Sunday 22 April 2018

Don't give up on religious orders, pleads Archbishop

Archbishop Diarmuid Martin leaves Mass at St Brigid’s Church in Killester, Dublin. February 1 officially marked the start of the pagan festival of spring
Archbishop Diarmuid Martin leaves Mass at St Brigid’s Church in Killester, Dublin. February 1 officially marked the start of the pagan festival of spring

Sarah MacDonald

Archbishop of Dublin Dr Diarmuid Martin has appealed to all sections of the Catholic Church in Ireland to support and encourage members of religious orders.

In an address at a Mass to mark the contribution of 3,211 nuns, priests and brothers in his diocese, Dr Martin acknowledged that many felt that the future of religious life is "problematic", a reference to the ageing profile and decline in numbers.

He said while some religious feel they are getting old and can't change anything, the Archbishop told them to look at Pope Francis, who is now 79.

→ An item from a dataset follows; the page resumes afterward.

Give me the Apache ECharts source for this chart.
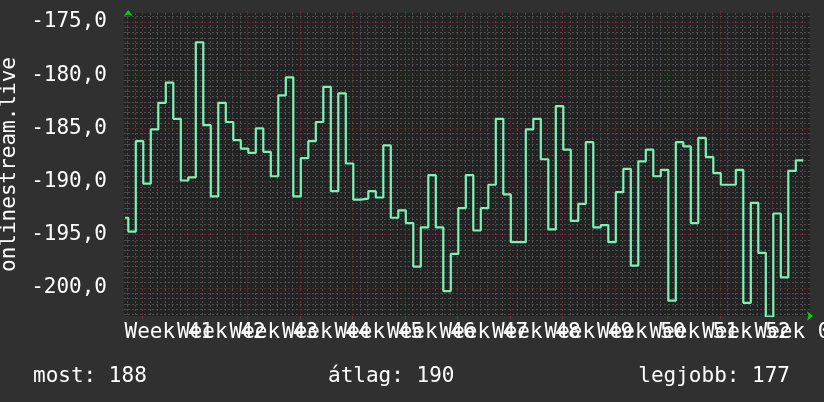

"I say to all those here today who are under 79 that there is no reason why you should feel it is time to step back and throw in the towel," he told almost 1,000 men and women gathered at St Brigid's Church in Killester.

The Vicar for Religious in Dublin, Sr Elizabeth Cotter told the Irish Independent that, in religious life, you never retire.

"We are consecrated to the day we die. In consecrated life we have this fundamental belief that I am on mission for the Lord until the day I die," the 63-year-old nun said.

Among the congregation at yesterday's Mass was a 28-year-old Dominican friar who is in a new video promoting religious life which has become a YouTube success.

Dominican Brother Conor McDonagh said: "I entered the Dominicans partly because there were so many young brothers but one of the reasons I've stayed is because of the help I've been given by the older members... Some people see religious life as sad and lonely, but for me it has been a real path of joy."

However, not everyone was happy with the ceremony. One 77-year-old nun walked out early in protest at the lack of a female presence on the altar.

She later told the Irish Independent: "I am not a man-hater and I don't want to be a priest, but the Archbishop talked about equality and I felt I can't take any more of this. I was here to celebrate St Brigid and all the women of Ireland and there wasn't a woman beyond the altar rails."